I don't know if last week's David Brooks column was the first time he'd ever contended that President Barack Obama lacked a plan to replace the looming sequester, but it's definitely going to be the last time he makes the contention. That's because numerous writers took to the Internet en masse to demonstrate how Brooks's claim was not only untrue, but debunkable within 15 seconds of Googling.
The force of that wave of opprobrium was enough to cause Brooks to write a correction, of sorts, on his original item, blaming free-floating "frustration over the fiscal idiocy that is about to envelop the nation" for "getting the better of" him.
No, I don't know what happened to, "I was wrong and I'm sorry," either. And it's ironic, considering that the sort of weird, detached-from-reality claims that Brooks made are just what contribute to the frustration of readers. Nevertheless, it was something of an admission of guilt, and probably the best we're going to get.
It still raises the question of whether a modicum of editorial guidance could have lessened Brooks's -- and, by extension, our -- "frustration." In a pleasing coincidence, New York Times Public Editor Margaret Sullivan, responding to an email inquiry over whether there was "any type of check" on the Grey Lady's star columnists, investigated this matter, and the basic answer is: not really, no:
To explore the issue, I interviewed Andrew Rosenthal, the editorial page editor, and I surveyed the Op-Ed columnists, including Gail Collins, who was the previous editorial page editor. The response was unanimous: Columnists have almost inviolable free rein on subject matter. But that “almost” is important.
One recent exception was Mr. Rosenthal’s directive that columnists not all write about the Newtown school massacre within a day or two of one another.
Another constraint is still more rare: deciding against publishing a column that has been written. Mr. Rosenthal said he had done it only once.
"But for the most part," Sullivan writes, "columnists write as they see fit for as long as they are granted the platform." Of course, some columnists would appreciate additional editorial oversight. Apparently, one such Times all-star was Maureen Dowd. (To which I can only say: New York Times, I beg you -- give it to her, for God's sake.)
And it wouldn't be a bad thing if adult supervision spread to other news organizations. Over at the Washington Post, Bob Woodward has been riding high in the sequester news cycle, dining out on the fact that his book, The Price Of Politics, captures a scene in which then-White House chief of staff Jack Lew introduces the concept of the sequester to Harry Reid. This anthropological detail would be a trivial piece of the story were it not for the fact that the debate over the sequester has devolved into a blame-game snit over "who started it." It's an argument that has no winner, and none of it is good for the country, but it was good for Woodward.

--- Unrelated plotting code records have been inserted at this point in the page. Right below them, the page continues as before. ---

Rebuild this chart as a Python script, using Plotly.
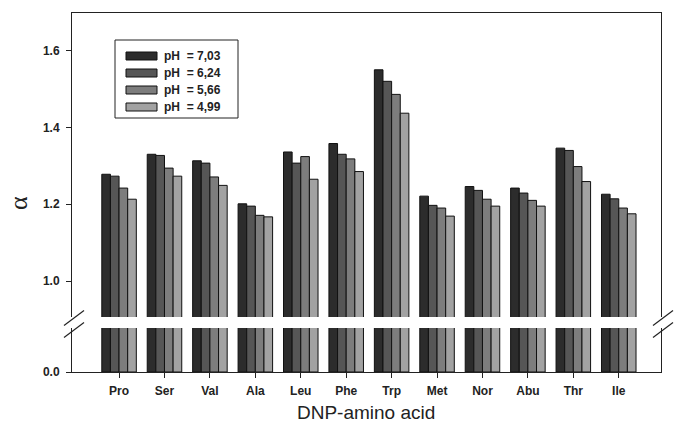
import plotly.graph_objects as go

categories = ["Pro", "Ser", "Val", "Ala", "Leu", "Phe", "Trp", "Met", "Nor", "Abu", "Thr", "Ile"]
series_names = ["pH  = 7,03", "pH  = 6,24", "pH  = 5,66", "pH  = 4,99"]
ph_703 = [1.278, 1.330, 1.313, 1.201, 1.336, 1.358, 1.550, 1.221, 1.246, 1.242, 1.346, 1.226]
ph_624 = [1.273, 1.327, 1.307, 1.195, 1.307, 1.330, 1.520, 1.197, 1.236, 1.229, 1.340, 1.214]
ph_566 = [1.242, 1.294, 1.271, 1.171, 1.324, 1.318, 1.486, 1.190, 1.213, 1.210, 1.298, 1.190]
ph_499 = [1.213, 1.273, 1.249, 1.167, 1.265, 1.285, 1.437, 1.169, 1.195, 1.195, 1.259, 1.175]
series_values = [ph_703, ph_624, ph_566, ph_499]
colors = ["#2c2c2c", "#565656", "#7d7d7d", "#a2a2a2"]
upper_ticks = [1.0, 1.2, 1.4, 1.6]
lower_ticks = [0.0]

W, H = 674, 435
X0, X1, Y0, Y1 = 72, 661, 13, 372


def px(x):
    return (x - X0) / (X1 - X0)


def py(y):
    return (Y1 - y) / (Y1 - Y0)


fig = go.Figure()
xs = list(range(len(categories)))
for name, vals, col in zip(series_names, series_values, colors):
    for yax, xax in (("y", "x"), ("y2", "x2")):
        fig.add_trace(go.Bar(
            x=xs, y=vals, name=name, marker=dict(color=col, line=dict(color="#111111", width=1)),
            xaxis=xax, yaxis=yax, showlegend=False, hoverinfo="skip"))

tickfont = dict(family="Liberation Sans, Arial", size=12, color="#222222")
xrange_ = [-1.036, 11.93]

fig.update_layout(
    width=W, height=H,
    margin=dict(l=X0, r=W - X1, t=Y0, b=H - Y1, pad=0),
    paper_bgcolor="white", plot_bgcolor="white",
    barmode="group", bargap=0.24, bargroupgap=0.0,
    showlegend=False,
    xaxis=dict(domain=[0, 1], anchor="y", range=xrange_, tickmode="array", tickvals=xs,
               ticktext=[f"<b>{c}</b>" for c in categories], ticks="outside", ticklen=5,
               tickcolor="#222", showline=True, linecolor="#222", linewidth=1,
               showgrid=False, zeroline=False, tickfont=tickfont, ticklabelstandoff=3),
    xaxis2=dict(domain=[0, 1], anchor="y2", range=xrange_, matches="x", side="top",
                showticklabels=False, ticks="", showline=True, linecolor="#222",
                linewidth=1, showgrid=False, zeroline=False),
    yaxis=dict(domain=[0, py(328)], anchor="x", range=[0, 44 / 384], tickmode="array",
               tickvals=lower_ticks, ticktext=["<b>0.0</b>"], ticks="outside", ticklen=5,
               tickcolor="#222", showline=True, mirror=True, linecolor="#222", linewidth=1,
               showgrid=False, zeroline=False, tickfont=tickfont, ticklabelstandoff=4),
    yaxis2=dict(domain=[py(317), 1], anchor="x2", range=[1 - 36 / 384, 1 + 268 / 384],
                tickmode="array", tickvals=upper_ticks,
                ticktext=[f"<b>{v:.1f}</b>" for v in upper_ticks], ticks="outside", ticklen=5,
                tickcolor="#222", showline=True, mirror=True, linecolor="#222", linewidth=1,
                showgrid=False, zeroline=False, tickfont=tickfont, ticklabelstandoff=4),
)

shapes = []
# axis break marks
for cx in (74, 663):
    for cy in (318, 330):
        shapes.append(dict(type="line", xref="paper", yref="paper",
                           x0=px(cx - 10), y0=py(cy + 7.5), x1=px(cx + 10), y1=py(cy - 7.5),
                           line=dict(color="#222", width=1.2)))

# legend box
shapes.append(dict(type="rect", xref="paper", yref="paper",
                   x0=px(115), x1=px(238), y0=py(40), y1=py(118),
                   line=dict(color="#222", width=1), fillcolor="white"))
annotations = []
for i, (name, col) in enumerate(zip(series_names, colors)):
    cy = 56 + i * 17
    shapes.append(dict(type="rect", xref="paper", yref="paper",
                       x0=px(126), x1=px(157), y0=py(cy - 4), y1=py(cy + 4),
                       line=dict(color="#111", width=1), fillcolor=col))
    annotations.append(dict(x=px(162), y=py(cy), xref="paper", yref="paper",
                            text=f"<b>{name}</b>", showarrow=False, xanchor="left",
                            yanchor="middle",
                            font=dict(family="Liberation Sans, Arial", size=12, color="#222")))

annotations.append(dict(x=px(366), y=py(412), xref="paper", yref="paper",
                        text="DNP-amino acid", showarrow=False, xanchor="center", yanchor="middle",
                        font=dict(family="Liberation Sans, Arial", size=19, color="#222")))
annotations.append(dict(x=px(18), y=py(203), xref="paper", yref="paper",
                        text="α", showarrow=False, xanchor="center", yanchor="middle",
                        textangle=-90,
                        font=dict(family="Liberation Serif, Times New Roman", size=26, color="#222")))

fig.update_layout(shapes=shapes, annotations=annotations)
fig.write_html("out.html", post_script="document.body.style.margin='0';",
               config={"displayModeBar": False})
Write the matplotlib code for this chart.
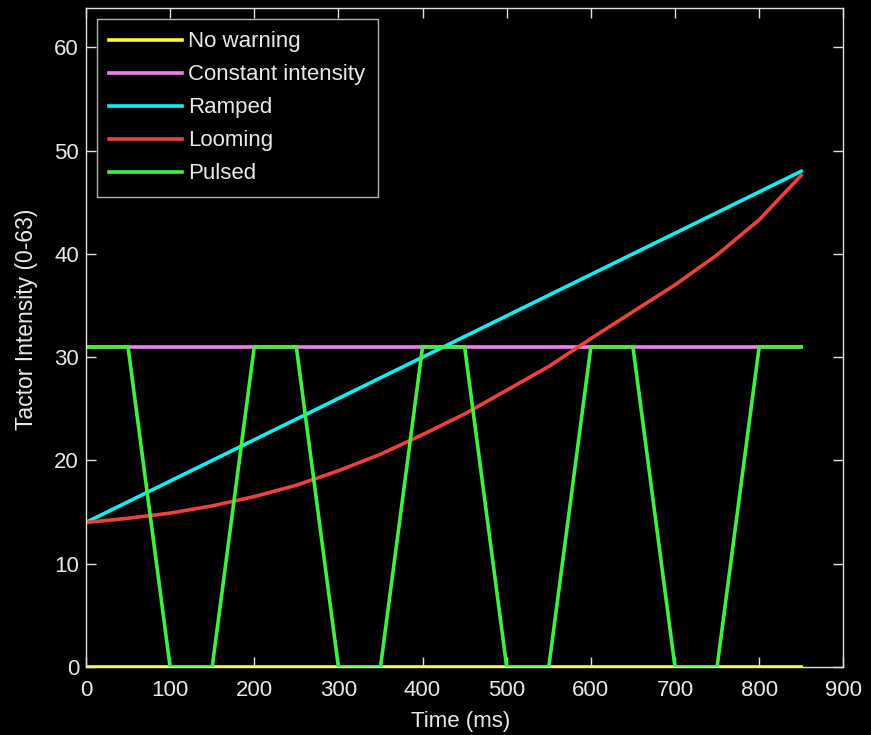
import numpy as np
import matplotlib
matplotlib.use('Agg')
import matplotlib.pyplot as plt

plt.rcParams['font.family'] = ['Liberation Sans', 'DejaVu Sans']

# time axis (ms)
t = [0, 50, 100, 150, 200, 250, 300, 350, 400, 450, 500, 550, 600, 650, 700, 750, 800, 850]

no_warning = [0] * len(t)
constant = [31] * len(t)
ramped_t = [0, 850]
ramped = [14, 48]
looming = [14, 14.4, 14.9, 15.6, 16.5, 17.6, 19.0, 20.6, 22.5, 24.5, 26.8, 29.1,
           31.8, 34.4, 37.0, 39.9, 43.3, 47.6]
pulsed = [31, 31, 0, 0, 31, 31, 0, 0, 31, 31, 0, 0, 31, 31, 0, 0, 31, 31]

fig = plt.figure(figsize=(8.71, 7.35), dpi=100, facecolor='black')
ax = fig.add_axes([0.0987, 0.0925, 0.8695, 0.8965], facecolor='black')

lw = 2.6
ax.plot(t, no_warning, color='#ffff30', lw=lw, label='No warning')
ax.plot(t, constant, color='#f080f0', lw=lw, label='Constant intensity')
ax.plot(ramped_t, ramped, color='#10f0f0', lw=lw, label='Ramped')
ax.plot(t, looming, color='#f04040', lw=lw, label='Looming')
ax.plot(t, pulsed, color='#40f040', lw=lw, label='Pulsed')

ax.set_xlim(0, 900)
ax.set_ylim(0, 63.8)
ax.set_xticks(np.arange(0, 901, 100))
ax.set_yticks(np.arange(0, 61, 10))
for s in ax.spines.values():
    s.set_color('#e0e0e0')
    s.set_linewidth(1.0)
ax.tick_params(direction='in', colors='#e0e0e0', labelcolor='#e8e8e8',
               labelsize=16, length=7, width=1, top=True, right=True, pad=5)
ax.tick_params(axis='x', pad=9)
ax.set_xlabel('Time (ms)', color='#e8e8e8', fontsize=16)
ax.set_ylabel('Tactor Intensity (0-63)', color='#e8e8e8', fontsize=16.5)
ax.xaxis.set_label_coords(0.495, -0.067)
ax.yaxis.set_label_coords(-0.063, 0.527)

leg = ax.legend(loc='upper left', fontsize=16, handlelength=3.25, handletextpad=0.3,
                labelspacing=0.54, borderaxespad=0.5, frameon=True, fancybox=False,
                facecolor='black', edgecolor='#e0e0e0', borderpad=0.55)
leg.get_frame().set_linewidth(1.0)
for txt in leg.get_texts():
    txt.set_color('#e8e8e8')

fig.savefig('out.png', dpi=100, facecolor='black')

Whether it was born from the desire to get another round of attention, or if he honestly thought he had a point to make, Woodward's next move was to get way, way out over his skis. In a Friday column, he contended that Obama, having asked for the sequester to be replaced with a deal that added revenues, was "moving the goalposts." In Woodward's odd construction, the sequester itself was an "all-cuts" deal, approved by Obama, and so asking for revenues was hypocritical. "That was not the deal he made," scolded Woodward.
Well, Woodward went on to receive the same helping of blowback that was meted out to Brooks, by people who had actually been paying attention to the policy-making, and not the stagecraft. Ezra Klein helpfully pointed out that the entire intention behind the sequester as a policy "was to buy time until someone, somehow, moved the goalposts such that the sequester could be replaced." But it was TPM's Brian Beutler who filleted Woodward's piece like he was Hannibal Lecter taking on a census worker.
Via Beutler, here's the fava beans:
Obama and Democrats have always insisted that a balanced mix of spending cuts and higher taxes replace sequestration. It’s true that John Boehner wouldn’t agree to include new taxes in the enforcement mechanism itself, and thus that the enforcement mechanism he and Obama settled upon — sequestration — is composed exclusively of spending cuts. But the entire purpose of an enforcement mechanism is to make sure that the enforcement mechanism is never triggered. The key question is what action it was designed to compel. And on that score, the Budget Control Act is unambiguous.
And the nice Chianti is the fact that the bill itself imposes the sequester unless the super committee can find $1.5 trillion in deficit reduction, not spending cuts. The Budget Control Act both allowed for and, indeed, anticipated that revenue would be part of that mix. So Obama wasn't "moving the goalposts" by seeking revenue, he was staying true to the game.
I like to think that a strong week of smacking down of this sort of lazy work will perhaps spur everyone to instead do their best work as we sprint headlong toward the coming sequester deadline. But then I remember that, just like everyone who spread that weird “Friends Of Hamas” story, there’s never going to be any real accountability, or reputational hit, for just being uniquely wrong about the important matters of the day. These are most mobile goalposts of all.